## [Aim]
Exact reproduction of the data is required, with images excluded.

## [Information provided]

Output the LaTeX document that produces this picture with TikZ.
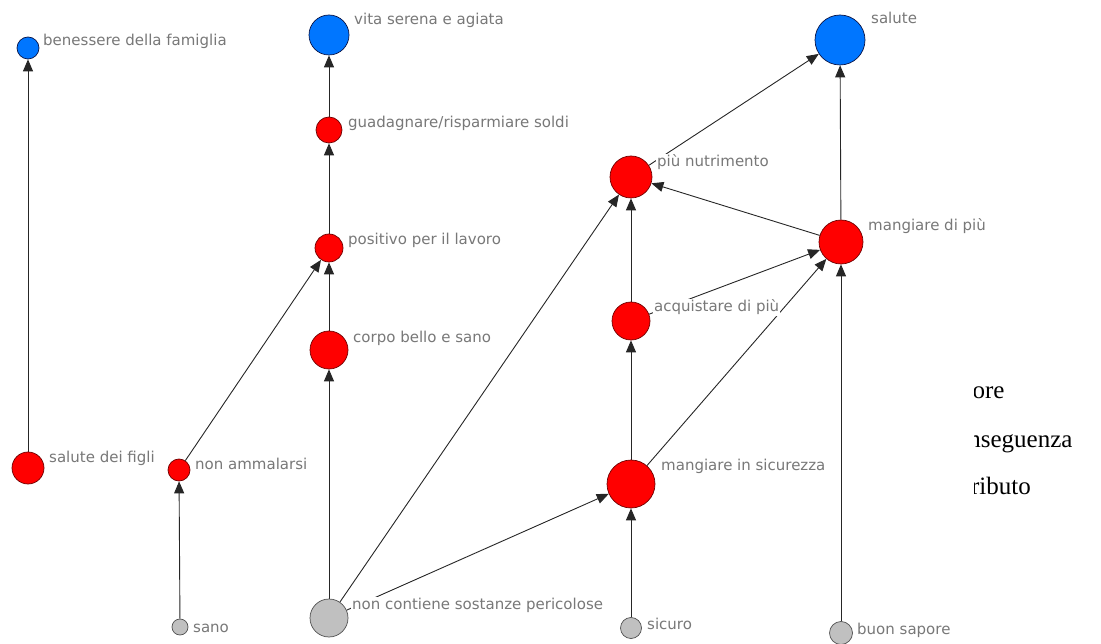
\documentclass[tikz,border=0pt]{standalone}
\usepackage{fontspec}
\setmainfont{DejaVu Sans}
\newfontfamily\legendfont{Liberation Serif}
\usetikzlibrary{arrows.meta}

\definecolor{valfill}{RGB}{0,118,255}
\definecolor{valline}{RGB}{10,20,70}
\definecolor{consfill}{RGB}{255,0,0}
\definecolor{consline}{RGB}{110,0,0}
\definecolor{attrfill}{RGB}{192,192,192}
\definecolor{attrline}{RGB}{80,80,80}
\definecolor{tagtext}{RGB}{120,120,120}

\pgfdeclarelayer{edgelayer}
\pgfdeclarelayer{textlayer}
\pgfsetlayers{edgelayer,textlayer,main}

\tikzset{
  dot/.style={circle,inner sep=0pt,line width=0.7pt,minimum size=#1},
  valnode/.style={dot=#1,fill=valfill,draw=valline},
  consnode/.style={dot=#1,fill=consfill,draw=consline},
  attrnode/.style={dot=#1,fill=attrfill,draw=attrline},
  tag/.style={anchor=base west,fill=white,inner sep=1pt,text=tagtext,
    font=\fontsize{15}{18}\selectfont},
  link/.style={draw=black!85,line width=0.9pt,-{Triangle[length=12pt,width=10pt]}},
  legendtext/.style={anchor=base west,inner sep=0pt,text=black,
    font=\legendfont\fontsize{25}{29}\selectfont}
}

\begin{document}
\begin{tikzpicture}[x=1pt,y=-1pt]
\useasboundingbox (0,0) rectangle (1101,644);

% values
\node[valnode=22] (benessere) at (28,48) {};
\node[valnode=40] (vita) at (329,35) {};
\node[valnode=50] (salute) at (840,40) {};

% consequences
\node[consnode=26] (guadagnare) at (329,130) {};
\node[consnode=28] (positivo) at (329,248) {};
\node[consnode=38] (corpo) at (329,350) {};
\node[consnode=42] (nutrimento) at (631,177) {};
\node[consnode=44] (dipiu) at (841,242) {};
\node[consnode=38] (acquistare) at (631,321) {};
\node[consnode=32] (figli) at (28,468) {};
\node[consnode=22] (ammalarsi) at (179,470) {};
\node[consnode=48] (sicurezza) at (631,484) {};

% attributes
\node[attrnode=16] (sano) at (180,627) {};
\node[attrnode=38] (contiene) at (329,618) {};
\node[attrnode=21] (sicuro) at (631,628) {};
\node[attrnode=23] (sapore) at (841,633) {};

% labels
\begin{pgfonlayer}{textlayer}
\node[tag] (tbenessere) at (42,46) {benessere della famiglia};
\node[tag] (tvita) at (353,25) {vita serena e agiata};
\node[tag] (tsalute) at (870,24) {salute};
\node[tag] (tguadagnare) at (347,128) {guadagnare/risparmiare soldi};
\node[tag] (tpositivo) at (347,245) {positivo per il lavoro};
\node[tag] (tcorpo) at (352,343) {corpo bello e sano};
\node[tag] (tnutrimento) at (656,167) {più nutrimento};
\node[tag] (tdipiu) at (867,231) {mangiare di più};
\node[tag] (tacquistare) at (653,312) {acquistare di più};
\node[tag] (tsicurezza) at (660,470) {mangiare in sicurezza};
\node[tag] (tfigli) at (48,462) {salute dei figli};
\node[tag] (tammalarsi) at (194,469) {non ammalarsi};
\node[tag] (tsano) at (192,632) {sano};
\node[tag] (tcontiene) at (351,609) {non contiene sostanze pericolose};
\node[tag] (tsicuro) at (646,629) {sicuro};
\node[tag] (tsapore) at (856,634) {buon sapore};
\end{pgfonlayer}

% links
\begin{pgfonlayer}{edgelayer}
\draw[link] (figli) -- (benessere);
\draw[link] (sano) -- (ammalarsi);
\draw[link] (ammalarsi) -- (positivo);
\draw[link] (corpo) -- (positivo);
\draw[link] (positivo) -- (guadagnare);
\draw[link] (guadagnare) -- (vita);
\draw[link] (contiene) -- (corpo);
\draw[link] (contiene) -- (nutrimento);
\draw[link] (contiene) -- (sicurezza);
\draw[link] (sicuro) -- (sicurezza);
\draw[link] (sicurezza) -- (acquistare);
\draw[link] (sicurezza) -- (dipiu);
\draw[link] (acquistare) -- (nutrimento);
\draw[link] (acquistare) -- (dipiu);
\draw[link] (dipiu) -- (nutrimento);
\draw[link] (dipiu) -- (salute);
\draw[link] (nutrimento) -- (salute);
\draw[link] (sapore) -- (dipiu);
\end{pgfonlayer}

% legend, partly hidden on its left side
\begin{scope}
\clip (974,370) rectangle (1101,510);
\node[legendtext] (lvalore) at (939,399) {Valore};
\node[legendtext] (lconseguenza) at (939,447) {Conseguenza};
\node[legendtext] (lattributo) at (939,494) {Attributo};
\end{scope}
\end{tikzpicture}
\end{document}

## [Output of the exercise]
Output the LaTeX document that produces this picture with TikZ.
\documentclass[tikz,border=0pt]{standalone}
\usepackage{fontspec}
\setmainfont{DejaVu Sans}
\newfontfamily\legendfont{Liberation Serif}
\usetikzlibrary{arrows.meta}

\definecolor{valfill}{RGB}{0,118,255}
\definecolor{valline}{RGB}{10,20,70}
\definecolor{consfill}{RGB}{255,0,0}
\definecolor{consline}{RGB}{110,0,0}
\definecolor{attrfill}{RGB}{192,192,192}
\definecolor{attrline}{RGB}{80,80,80}
\definecolor{tagtext}{RGB}{120,120,120}

\pgfdeclarelayer{edgelayer}
\pgfdeclarelayer{textlayer}
\pgfsetlayers{edgelayer,textlayer,main}

\tikzset{
  dot/.style={circle,inner sep=0pt,line width=0.7pt,minimum size=#1},
  valnode/.style={dot=#1,fill=valfill,draw=valline},
  consnode/.style={dot=#1,fill=consfill,draw=consline},
  attrnode/.style={dot=#1,fill=attrfill,draw=attrline},
  tag/.style={anchor=base west,fill=white,inner sep=1pt,text=tagtext,
    font=\fontsize{15}{18}\selectfont},
  link/.style={draw=black!85,line width=0.9pt,-{Triangle[length=12pt,width=10pt]}},
  legendtext/.style={anchor=base west,inner sep=0pt,text=black,
    font=\legendfont\fontsize{25}{29}\selectfont}
}

\begin{document}
\begin{tikzpicture}[x=1pt,y=-1pt]
\useasboundingbox (0,0) rectangle (1101,644);

% values
\node[valnode=22] (benessere) at (28,48) {};
\node[valnode=40] (vita) at (329,35) {};
\node[valnode=50] (salute) at (840,40) {};

% consequences
\node[consnode=26] (guadagnare) at (329,130) {};
\node[consnode=28] (positivo) at (329,248) {};
\node[consnode=38] (corpo) at (329,350) {};
\node[consnode=42] (nutrimento) at (631,177) {};
\node[consnode=44] (dipiu) at (841,242) {};
\node[consnode=38] (acquistare) at (631,321) {};
\node[consnode=32] (figli) at (28,468) {};
\node[consnode=22] (ammalarsi) at (179,470) {};
\node[consnode=48] (sicurezza) at (631,484) {};

% attributes
\node[attrnode=16] (sano) at (180,627) {};
\node[attrnode=38] (contiene) at (329,618) {};
\node[attrnode=21] (sicuro) at (631,628) {};
\node[attrnode=23] (sapore) at (841,633) {};

% labels
\begin{pgfonlayer}{textlayer}
\node[tag] (tbenessere) at (42,46) {benessere della famiglia};
\node[tag] (tvita) at (353,25) {vita serena e agiata};
\node[tag] (tsalute) at (870,24) {salute};
\node[tag] (tguadagnare) at (347,128) {guadagnare/risparmiare soldi};
\node[tag] (tpositivo) at (347,245) {positivo per il lavoro};
\node[tag] (tcorpo) at (352,343) {corpo bello e sano};
\node[tag] (tnutrimento) at (656,167) {più nutrimento};
\node[tag] (tdipiu) at (867,231) {mangiare di più};
\node[tag] (tacquistare) at (653,312) {acquistare di più};
\node[tag] (tsicurezza) at (660,470) {mangiare in sicurezza};
\node[tag] (tfigli) at (48,462) {salute dei figli};
\node[tag] (tammalarsi) at (194,469) {non ammalarsi};
\node[tag] (tsano) at (192,632) {sano};
\node[tag] (tcontiene) at (351,609) {non contiene sostanze pericolose};
\node[tag] (tsicuro) at (646,629) {sicuro};
\node[tag] (tsapore) at (856,634) {buon sapore};
\end{pgfonlayer}

% links
\begin{pgfonlayer}{edgelayer}
\draw[link] (figli) -- (benessere);
\draw[link] (sano) -- (ammalarsi);
\draw[link] (ammalarsi) -- (positivo);
\draw[link] (corpo) -- (positivo);
\draw[link] (positivo) -- (guadagnare);
\draw[link] (guadagnare) -- (vita);
\draw[link] (contiene) -- (corpo);
\draw[link] (contiene) -- (nutrimento);
\draw[link] (contiene) -- (sicurezza);
\draw[link] (sicuro) -- (sicurezza);
\draw[link] (sicurezza) -- (acquistare);
\draw[link] (sicurezza) -- (dipiu);
\draw[link] (acquistare) -- (nutrimento);
\draw[link] (acquistare) -- (dipiu);
\draw[link] (dipiu) -- (nutrimento);
\draw[link] (dipiu) -- (salute);
\draw[link] (nutrimento) -- (salute);
\draw[link] (sapore) -- (dipiu);
\end{pgfonlayer}

% legend, partly hidden on its left side
\begin{scope}
\clip (974,370) rectangle (1101,510);
\node[legendtext] (lvalore) at (939,399) {Valore};
\node[legendtext] (lconseguenza) at (939,447) {Conseguenza};
\node[legendtext] (lattributo) at (939,494) {Attributo};
\end{scope}
\end{tikzpicture}
\end{document}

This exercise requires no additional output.